Jakarta – The Asian Muslim Action Network (AMAN) Indonesia menyoroti sejumlah isu perempuan dan keamanan dalam audiensi dengan Menteri Koordinator Politik, Hukum dan Keamanan (Menkopolhukam), Prof. Dr. Mohammad Mahfud, MD di Jakarta, Senin (22/01/2024).
Staf Design Monitoring & Evaluation (DME) AMAN Indonesia, Fina Nihayatul Mazziyyah mengatakan, Indonesia telah berkomitmen untuk menjalankan Resolusi DK PBB 1325 tentang Perempuan, Perdamaian dan Keamanan, melalui Peraturan Presiden No. 18 tahun 2014 tentang Perlindungan dan Pemberdayaan Perempuan dan Anak dalam Konflik Sosial. Namun, sejumlah tantangan masih ditemui, seperti penanganan konflik sosial yang tidak tuntas, perspektif gender belum banyak terintegrasi di dalam operasi keamanan, hingga keterlibatan pemimpin lokal dalam melanggengkan diskriminasi pada kelompok minoritas.
Hal serupa juga terjadi dalam penanganan kasus terorisme, di mana perspektif gender tidak digunakan dalam perlindungan dan pemulihan korban. Layanan yang tidak berkelanjutan mengakibatkan pengabaian kebutuhan dan membuka peluang hambatan baru bagi korban. ”Oleh karena itu, penting bagi negara untuk melihat dimensi keamanan manusia lebih dalam dibandingkan sekadar keamanan teritori,” kata Fina.

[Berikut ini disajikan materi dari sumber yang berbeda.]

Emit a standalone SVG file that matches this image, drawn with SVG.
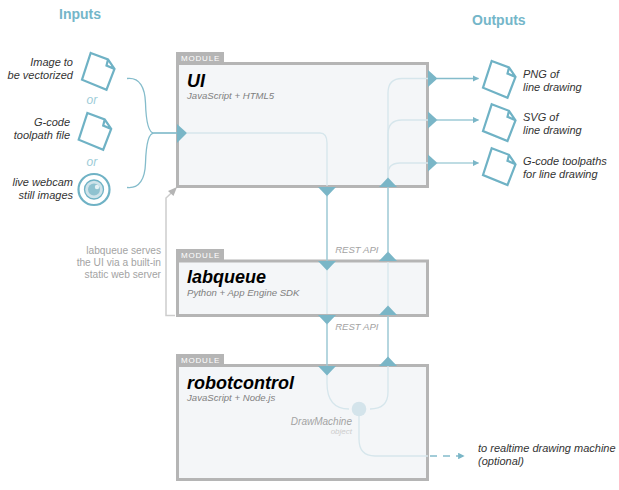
<svg xmlns="http://www.w3.org/2000/svg" width="619" height="490" viewBox="0 0 619 490">
<style>
text{font-family:"Helvetica Neue","Liberation Sans",Arial,sans-serif}
.box{fill:#f4f6f8;stroke:#b5b5b5;stroke-width:3}
.tab{fill:#b5b5b5}
.tabt{font-size:8px;fill:#fff;letter-spacing:0.800px}
.title{font-size:18px;font-weight:bold;font-style:italic;fill:#000}
.sub{font-size:9.600px;font-style:italic;fill:#808080}
.lab{font-size:11px;font-style:italic;fill:#333}
.or{font-size:12px;font-style:italic;fill:#9ccbd7}
.head{font-size:14px;font-weight:bold;fill:#74b6c9}
.gray{font-size:10.200px;fill:#a3a3a3}
.rest{font-size:9.600px;font-style:italic;fill:#a3a3a3}
.doc{fill:#fff;stroke:#6fb2c5;stroke-width:2.200;stroke-linejoin:miter}
.c{fill:none;stroke:#84bccb;stroke-width:1.300}
.f{fill:none;stroke:#d6e6ec;stroke-width:1.300}
.v{fill:none;stroke:#9cc8d4;stroke-width:1.500}
.t{fill:#7ab6c7}
</style>
<defs>
<marker id="ah" viewBox="0 0 10 10" refX="9" refY="5" markerWidth="6.500" markerHeight="6.500" markerUnits="userSpaceOnUse" orient="auto"><path d="M0 0L10 5L0 10Z" fill="#7ab6c7"/></marker>
<g id="doc"><path class="doc" d="M9.700 1L27 7.500L33.500 17L25.500 37.700L1 27.700ZM27 7.500L25.500 13.500L33.500 17"/></g>
</defs>
<g id="inputs-head"><text class="head" x="59" y="19">Inputs</text></g>
<g id="outputs-head"><text class="head" x="472" y="25">Outputs</text></g>

<g id="module-ui"><rect class="tab" x="176" y="52" width="48" height="12"/><text class="tabt" x="181" y="61">MODULE</text><rect class="box" x="177.500" y="63.500" width="250" height="123"/><text class="title" x="187" y="87">UI</text><text class="sub" x="187" y="99">JavaScript + HTML5</text></g>
<g id="module-labqueue"><rect class="tab" x="176" y="249" width="48" height="12"/><text class="tabt" x="181" y="258">MODULE</text><rect class="box" x="177.500" y="261" width="250" height="54.500"/><text class="title" x="187" y="283">labqueue</text><text class="sub" x="187" y="296">Python + App Engine SDK</text></g>
<g id="module-robotcontrol"><rect class="tab" x="176" y="354" width="48" height="12"/><text class="tabt" x="181" y="363">MODULE</text><rect class="box" x="177.500" y="365.500" width="250" height="114"/><text class="title" x="187" y="389">robotcontrol</text><text class="sub" x="187" y="401">JavaScript + Node.js</text><text x="352" y="425" text-anchor="end" style="fill:#a3a3a3;font-size:10px;font-style:italic">DrawMachine</text><text x="352" y="434" text-anchor="end" style="fill:#ccc;font-size:8px;font-style:italic">object</text></g>

<g id="connectors">
<path class="c" d="M127 78.500C140 77 145 88 145.500 103C146 120 148 133 154 133C148 133 146 146 145.500 163C145 178 140 189 127 187.500"/>
<path class="c" d="M154 133H177" style="stroke-width:1.700"/>
<path class="f" d="M187 133H320Q327 133 327 143V186"/>
<path class="f" d="M388 178V93Q388 78.500 402 78.500H428"/>
<path class="f" d="M388 178V134Q388 120 402 120H428"/>
<path class="f" d="M388 178V174Q388 163 400 163H428"/>
<path class="c" d="M437 78.500H478.500" marker-end="url(#ah)"/>
<path class="c" d="M437 120H478.500" marker-end="url(#ah)" style="stroke:#9ccad6"/>
<path class="c" d="M437 163H478.500" marker-end="url(#ah)" style="stroke:#a8d0da"/>
<path class="v" d="M327 196V262"/>
<path class="v" d="M388 187V252"/>
<path class="f" d="M327 270V314"/>
<path class="f" d="M388 262V306"/>
<path class="v" d="M327 324V366"/>
<path class="v" d="M388 316V358"/>
<path class="f" d="M327 374V383Q327 409 349 409"/>
<path class="f" d="M388 366V392Q388 409 370 409"/>
<path class="f" d="M359 409V439Q359 456 375 456H428"/>
<path class="c" d="M430 456H464" stroke-dasharray="7 6" marker-end="url(#ah)"/>
<path d="M175 315.500H166V198L175 189.500" fill="none" stroke="#cdcdcd" stroke-width="1.500"/>
<path d="M177 187L173.500 196L168 191Z" fill="#b5b5b5"/>
<path class="t" d="M177 124L187 133L177 143Z"/>
<path class="t" d="M428 70L437.500 78.500L428 87Z"/>
<path class="t" d="M428 111.500L437.500 120L428 128.500Z"/>
<path class="t" d="M428 154.500L437.500 163L428 171.500Z"/>
<path class="t" d="M318 187H336L327 196.500Z"/>
<path class="t" d="M379 187H397L388 177.500Z"/>
<path class="t" d="M318 261H336L327 270.500Z"/>
<path class="t" d="M379 261H397L388 251.500Z"/>
<path class="t" d="M318 315H336L327 324.500Z"/>
<path class="t" d="M379 315H397L388 305.500Z"/>
<path class="t" d="M318 366H336L327 375.500Z"/>
<path class="t" d="M379 366H397L388 356.500Z"/>
<circle cx="359" cy="409" r="7.300" fill="#d4e4eb"/>
</g>

<g id="input-image"><use href="#doc" x="81" y="52"/><text class="lab" x="73" y="66" text-anchor="end">Image to</text><text class="lab" x="73" y="79" text-anchor="end">be vectorized</text></g>
<g id="input-gcode"><use href="#doc" x="77.700" y="112"/><text class="lab" x="70" y="126" text-anchor="end">G-code</text><text class="lab" x="70" y="139" text-anchor="end">toolpath file</text></g>
<g id="input-webcam"><circle cx="94" cy="189.500" r="15.500" fill="#fff" stroke="#6fb2c5" stroke-width="2.200"/><circle cx="94" cy="189.500" r="9.500" fill="#cfe3ea" stroke="#6fb2c5" stroke-width="1.300"/><circle cx="94" cy="189.500" r="6" fill="#8fc2d0"/><circle cx="97" cy="187" r="2.200" fill="#e6f1f5"/><text class="lab" x="73" y="186" text-anchor="end">live webcam</text><text class="lab" x="73" y="199" text-anchor="end">still images</text></g>
<g id="or-labels"><text class="or" x="86.500" y="104">or</text><text class="or" x="86.500" y="166">or</text></g>

<g id="output-png"><use href="#doc" x="482" y="60"/><text class="lab" x="523" y="78">PNG of</text><text class="lab" x="523" y="91">line drawing</text></g>
<g id="output-svg"><use href="#doc" x="482" y="103.300"/><text class="lab" x="523" y="121">SVG of</text><text class="lab" x="523" y="134">line drawing</text></g>
<g id="output-gcode"><use href="#doc" x="482" y="147.300"/><text class="lab" x="523" y="165">G-code toolpaths</text><text class="lab" x="523" y="178">for line drawing</text></g>

<g id="notes">
<text class="gray" x="161" y="254" text-anchor="end">labqueue serves</text><text class="gray" x="161" y="266" text-anchor="end">the UI via a built-in</text><text class="gray" x="161" y="278" text-anchor="end">static web server</text>
<text class="rest" x="378.500" y="253" text-anchor="end">REST API</text>
<text class="rest" x="378.500" y="330" text-anchor="end">REST API</text>
<text class="lab" x="478" y="452">to realtime drawing machine</text>
<text class="lab" x="478" y="465">(optional)</text>
</g>
</svg>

Dalam pertemuan yang berlangsung selama satu jam tersebut, 20 aktivis perempuan dan perwakilan dari Kalyanamitra, Kemitraan, Sekolah Perempuan Jakarta, Yayasan Kesehatan Perempuan, Yayasan Pemberdayaan Perempuan Kepala Keluarga (PEKKA), ICT Watch, Migrant Care, Jaringan Buruh Migran, Jaringan Advokasi Nasional Pekerja Rumah Tangga (Jala PRT), Yayasan Pulih, Mitra Perempuan, Asosiasi Pengajar dan Peminat Hukum Berspektif Gender Indonesia (APPHGI) dan AMAN Indonesia.
Ditegaskan juga sejumlah masukan kepada Menkopolhukam terkait keberpihakan pemerintah terhadap perempuan, khususnya dalam implementasi kebijakan yang berkaitan dengan isu kesehatan, pendidikan, penyediaan layanan dasar, inklusi, masyarakat adat, konflik, terorisme, ketenagakerjaan, lingkungan, dan migrasi.
Di akhir sesi, Menkopolhukam, Prof. Dr. Mohammad Mahfud, MD, merespon hal penting yang menjadi catatan terkait dengan pengambilan keputusan dan infrastruktur kebijakan di Indonesia. Diakui olehnya, sejumlah implementasi kebijakan masih lemah, termasuk pengaruh aspek politis dan aspek sosiologis dalam pembuatan kebijakan maupun pengambilan keputusan.
Dalam kesempatan dirinya mencontohkan, kekosongan sejumlah peraturan pelaksana undang-undang, seperti UU Tindak Pidana Kekerasan Seksual yang berpengaruh pada implementasinya di lapangan. Atau sejumlah penyelesaian kasus intoleransi yang kental dipengaruhi aspek sosiologis.